[Rows from a dataset of charts and code]
((

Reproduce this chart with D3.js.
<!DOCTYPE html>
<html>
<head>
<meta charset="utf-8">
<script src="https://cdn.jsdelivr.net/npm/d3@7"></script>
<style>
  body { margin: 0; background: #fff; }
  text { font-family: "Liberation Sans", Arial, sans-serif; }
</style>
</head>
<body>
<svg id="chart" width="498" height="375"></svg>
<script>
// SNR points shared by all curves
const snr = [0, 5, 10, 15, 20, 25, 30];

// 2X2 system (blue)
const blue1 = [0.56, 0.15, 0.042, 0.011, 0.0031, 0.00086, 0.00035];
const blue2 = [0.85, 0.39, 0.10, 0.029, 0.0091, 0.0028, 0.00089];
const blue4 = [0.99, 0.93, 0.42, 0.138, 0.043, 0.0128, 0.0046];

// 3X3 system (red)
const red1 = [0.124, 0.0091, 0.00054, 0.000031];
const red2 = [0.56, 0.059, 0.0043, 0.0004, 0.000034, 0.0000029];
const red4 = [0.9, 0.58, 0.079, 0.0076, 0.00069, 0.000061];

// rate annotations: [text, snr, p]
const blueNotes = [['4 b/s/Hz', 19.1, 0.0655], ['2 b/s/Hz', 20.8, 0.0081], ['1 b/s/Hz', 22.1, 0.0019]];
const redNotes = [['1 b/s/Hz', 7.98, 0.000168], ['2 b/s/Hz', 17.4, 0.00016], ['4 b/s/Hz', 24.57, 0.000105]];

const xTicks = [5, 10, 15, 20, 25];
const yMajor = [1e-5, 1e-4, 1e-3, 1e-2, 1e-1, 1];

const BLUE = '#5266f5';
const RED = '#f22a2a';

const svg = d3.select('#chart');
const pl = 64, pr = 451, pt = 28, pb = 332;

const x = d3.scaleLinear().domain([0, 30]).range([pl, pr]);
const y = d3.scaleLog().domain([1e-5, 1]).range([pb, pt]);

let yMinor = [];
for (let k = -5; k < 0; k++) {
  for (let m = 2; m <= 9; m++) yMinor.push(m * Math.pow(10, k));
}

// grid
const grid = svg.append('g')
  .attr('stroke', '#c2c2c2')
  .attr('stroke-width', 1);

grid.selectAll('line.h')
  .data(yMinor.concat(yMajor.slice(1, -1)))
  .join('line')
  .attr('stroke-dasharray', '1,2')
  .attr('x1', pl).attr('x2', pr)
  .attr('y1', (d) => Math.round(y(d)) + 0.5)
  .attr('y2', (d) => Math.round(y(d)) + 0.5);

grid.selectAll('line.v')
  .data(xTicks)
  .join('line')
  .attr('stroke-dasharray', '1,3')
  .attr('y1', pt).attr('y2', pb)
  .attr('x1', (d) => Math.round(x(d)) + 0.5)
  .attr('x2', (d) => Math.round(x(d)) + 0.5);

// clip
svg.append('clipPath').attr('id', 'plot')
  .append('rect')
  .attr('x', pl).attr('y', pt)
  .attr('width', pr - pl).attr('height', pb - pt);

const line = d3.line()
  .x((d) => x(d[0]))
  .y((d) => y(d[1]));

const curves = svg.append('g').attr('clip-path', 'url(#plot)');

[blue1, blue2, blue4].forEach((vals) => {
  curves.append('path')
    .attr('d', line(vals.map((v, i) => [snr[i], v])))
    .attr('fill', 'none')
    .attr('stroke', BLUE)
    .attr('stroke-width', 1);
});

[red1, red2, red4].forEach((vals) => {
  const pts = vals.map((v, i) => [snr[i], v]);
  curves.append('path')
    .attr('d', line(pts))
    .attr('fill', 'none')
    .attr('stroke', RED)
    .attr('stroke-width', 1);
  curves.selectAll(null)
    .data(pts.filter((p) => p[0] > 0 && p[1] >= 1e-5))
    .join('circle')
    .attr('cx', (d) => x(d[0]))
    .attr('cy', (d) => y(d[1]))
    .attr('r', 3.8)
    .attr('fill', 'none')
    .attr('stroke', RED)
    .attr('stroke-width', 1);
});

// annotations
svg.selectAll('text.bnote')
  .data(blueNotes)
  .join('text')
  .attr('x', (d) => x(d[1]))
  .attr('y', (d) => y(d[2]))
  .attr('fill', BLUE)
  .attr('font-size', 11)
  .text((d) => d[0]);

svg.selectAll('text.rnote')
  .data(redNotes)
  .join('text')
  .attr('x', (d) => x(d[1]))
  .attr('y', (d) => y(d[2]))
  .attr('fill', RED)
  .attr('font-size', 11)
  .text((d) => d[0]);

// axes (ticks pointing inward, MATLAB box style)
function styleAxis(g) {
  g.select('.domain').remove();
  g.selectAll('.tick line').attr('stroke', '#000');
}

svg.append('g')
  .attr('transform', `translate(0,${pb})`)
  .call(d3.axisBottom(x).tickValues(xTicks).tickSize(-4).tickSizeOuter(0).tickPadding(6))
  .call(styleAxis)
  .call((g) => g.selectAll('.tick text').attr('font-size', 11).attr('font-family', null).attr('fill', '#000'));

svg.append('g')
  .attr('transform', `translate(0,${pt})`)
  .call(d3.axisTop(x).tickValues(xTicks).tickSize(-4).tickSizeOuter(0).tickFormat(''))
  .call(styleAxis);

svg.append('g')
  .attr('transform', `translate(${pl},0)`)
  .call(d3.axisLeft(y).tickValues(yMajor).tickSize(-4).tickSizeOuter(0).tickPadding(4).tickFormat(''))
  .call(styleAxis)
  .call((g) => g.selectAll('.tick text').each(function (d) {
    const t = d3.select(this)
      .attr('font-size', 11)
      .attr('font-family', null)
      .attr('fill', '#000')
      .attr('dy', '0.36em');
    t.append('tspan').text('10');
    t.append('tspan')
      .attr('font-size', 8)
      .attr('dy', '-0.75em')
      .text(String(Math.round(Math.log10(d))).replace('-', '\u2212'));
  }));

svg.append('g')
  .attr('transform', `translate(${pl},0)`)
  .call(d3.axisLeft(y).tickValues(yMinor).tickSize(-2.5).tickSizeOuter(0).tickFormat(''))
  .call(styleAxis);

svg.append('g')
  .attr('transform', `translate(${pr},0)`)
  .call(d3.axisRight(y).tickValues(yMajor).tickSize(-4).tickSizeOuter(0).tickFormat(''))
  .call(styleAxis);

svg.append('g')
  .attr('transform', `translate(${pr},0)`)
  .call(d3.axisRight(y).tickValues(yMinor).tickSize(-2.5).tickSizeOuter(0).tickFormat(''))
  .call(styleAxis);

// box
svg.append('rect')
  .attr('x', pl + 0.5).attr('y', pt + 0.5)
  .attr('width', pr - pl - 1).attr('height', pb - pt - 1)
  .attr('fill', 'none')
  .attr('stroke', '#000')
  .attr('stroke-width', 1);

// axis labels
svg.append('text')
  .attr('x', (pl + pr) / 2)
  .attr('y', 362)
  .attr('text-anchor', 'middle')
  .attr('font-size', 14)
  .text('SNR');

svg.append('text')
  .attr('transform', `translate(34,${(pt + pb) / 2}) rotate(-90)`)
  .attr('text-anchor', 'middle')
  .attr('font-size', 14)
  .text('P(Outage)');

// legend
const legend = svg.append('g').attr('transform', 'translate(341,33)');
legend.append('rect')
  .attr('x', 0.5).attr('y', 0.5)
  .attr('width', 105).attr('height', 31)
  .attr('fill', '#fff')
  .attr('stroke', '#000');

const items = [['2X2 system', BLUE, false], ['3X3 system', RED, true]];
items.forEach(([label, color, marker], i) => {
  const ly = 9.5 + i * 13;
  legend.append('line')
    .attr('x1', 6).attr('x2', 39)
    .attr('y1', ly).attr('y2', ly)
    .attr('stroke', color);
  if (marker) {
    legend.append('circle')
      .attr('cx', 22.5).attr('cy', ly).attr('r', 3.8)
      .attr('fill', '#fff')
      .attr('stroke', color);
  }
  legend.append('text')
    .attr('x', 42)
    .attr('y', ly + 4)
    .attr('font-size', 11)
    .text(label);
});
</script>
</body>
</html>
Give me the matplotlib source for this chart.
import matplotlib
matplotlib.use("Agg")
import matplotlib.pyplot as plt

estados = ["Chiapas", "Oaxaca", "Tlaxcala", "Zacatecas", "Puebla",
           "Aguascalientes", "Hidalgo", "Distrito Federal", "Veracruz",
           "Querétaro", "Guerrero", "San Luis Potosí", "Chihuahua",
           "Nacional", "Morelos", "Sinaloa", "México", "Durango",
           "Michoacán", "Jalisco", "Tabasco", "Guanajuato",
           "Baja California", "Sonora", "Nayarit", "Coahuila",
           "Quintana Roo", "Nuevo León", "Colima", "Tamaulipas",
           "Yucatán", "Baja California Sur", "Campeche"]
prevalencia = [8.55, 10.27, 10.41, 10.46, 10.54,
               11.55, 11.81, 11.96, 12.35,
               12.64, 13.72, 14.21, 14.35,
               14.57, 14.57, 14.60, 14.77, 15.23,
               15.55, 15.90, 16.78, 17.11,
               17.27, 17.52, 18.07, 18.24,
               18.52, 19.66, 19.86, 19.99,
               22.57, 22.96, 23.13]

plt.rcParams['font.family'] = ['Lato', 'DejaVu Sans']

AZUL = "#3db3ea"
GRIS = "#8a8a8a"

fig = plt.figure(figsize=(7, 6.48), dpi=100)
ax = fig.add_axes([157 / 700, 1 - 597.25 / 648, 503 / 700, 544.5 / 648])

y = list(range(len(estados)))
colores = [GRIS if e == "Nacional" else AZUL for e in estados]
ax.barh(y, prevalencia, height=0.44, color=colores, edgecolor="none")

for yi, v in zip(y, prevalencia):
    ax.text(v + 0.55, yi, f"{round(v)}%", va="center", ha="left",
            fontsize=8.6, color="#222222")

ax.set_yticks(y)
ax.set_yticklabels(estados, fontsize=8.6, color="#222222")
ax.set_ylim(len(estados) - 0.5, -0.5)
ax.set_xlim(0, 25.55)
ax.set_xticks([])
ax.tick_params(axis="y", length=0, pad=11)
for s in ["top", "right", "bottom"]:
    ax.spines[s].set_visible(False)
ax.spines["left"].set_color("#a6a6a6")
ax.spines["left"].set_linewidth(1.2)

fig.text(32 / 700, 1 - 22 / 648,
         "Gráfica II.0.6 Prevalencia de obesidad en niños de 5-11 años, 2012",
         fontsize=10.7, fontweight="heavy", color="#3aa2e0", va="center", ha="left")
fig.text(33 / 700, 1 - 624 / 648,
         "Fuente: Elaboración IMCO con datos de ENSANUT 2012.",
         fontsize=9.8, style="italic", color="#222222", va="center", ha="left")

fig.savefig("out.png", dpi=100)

))

* _Problem to solve_: Quote the data above verbatim from its first line to the line that includes "const curves = svg.append('g').attr('clip-path', 'url(#plot)');", with both boundary lines retained.

* _Task answer_:
Reproduce this chart with D3.js.
<!DOCTYPE html>
<html>
<head>
<meta charset="utf-8">
<script src="https://cdn.jsdelivr.net/npm/d3@7"></script>
<style>
  body { margin: 0; background: #fff; }
  text { font-family: "Liberation Sans", Arial, sans-serif; }
</style>
</head>
<body>
<svg id="chart" width="498" height="375"></svg>
<script>
// SNR points shared by all curves
const snr = [0, 5, 10, 15, 20, 25, 30];

// 2X2 system (blue)
const blue1 = [0.56, 0.15, 0.042, 0.011, 0.0031, 0.00086, 0.00035];
const blue2 = [0.85, 0.39, 0.10, 0.029, 0.0091, 0.0028, 0.00089];
const blue4 = [0.99, 0.93, 0.42, 0.138, 0.043, 0.0128, 0.0046];

// 3X3 system (red)
const red1 = [0.124, 0.0091, 0.00054, 0.000031];
const red2 = [0.56, 0.059, 0.0043, 0.0004, 0.000034, 0.0000029];
const red4 = [0.9, 0.58, 0.079, 0.0076, 0.00069, 0.000061];

// rate annotations: [text, snr, p]
const blueNotes = [['4 b/s/Hz', 19.1, 0.0655], ['2 b/s/Hz', 20.8, 0.0081], ['1 b/s/Hz', 22.1, 0.0019]];
const redNotes = [['1 b/s/Hz', 7.98, 0.000168], ['2 b/s/Hz', 17.4, 0.00016], ['4 b/s/Hz', 24.57, 0.000105]];

const xTicks = [5, 10, 15, 20, 25];
const yMajor = [1e-5, 1e-4, 1e-3, 1e-2, 1e-1, 1];

const BLUE = '#5266f5';
const RED = '#f22a2a';

const svg = d3.select('#chart');
const pl = 64, pr = 451, pt = 28, pb = 332;

const x = d3.scaleLinear().domain([0, 30]).range([pl, pr]);
const y = d3.scaleLog().domain([1e-5, 1]).range([pb, pt]);

let yMinor = [];
for (let k = -5; k < 0; k++) {
  for (let m = 2; m <= 9; m++) yMinor.push(m * Math.pow(10, k));
}

// grid
const grid = svg.append('g')
  .attr('stroke', '#c2c2c2')
  .attr('stroke-width', 1);

grid.selectAll('line.h')
  .data(yMinor.concat(yMajor.slice(1, -1)))
  .join('line')
  .attr('stroke-dasharray', '1,2')
  .attr('x1', pl).attr('x2', pr)
  .attr('y1', (d) => Math.round(y(d)) + 0.5)
  .attr('y2', (d) => Math.round(y(d)) + 0.5);

grid.selectAll('line.v')
  .data(xTicks)
  .join('line')
  .attr('stroke-dasharray', '1,3')
  .attr('y1', pt).attr('y2', pb)
  .attr('x1', (d) => Math.round(x(d)) + 0.5)
  .attr('x2', (d) => Math.round(x(d)) + 0.5);

// clip
svg.append('clipPath').attr('id', 'plot')
  .append('rect')
  .attr('x', pl).attr('y', pt)
  .attr('width', pr - pl).attr('height', pb - pt);

const line = d3.line()
  .x((d) => x(d[0]))
  .y((d) => y(d[1]));

const curves = svg.append('g').attr('clip-path', 'url(#plot)');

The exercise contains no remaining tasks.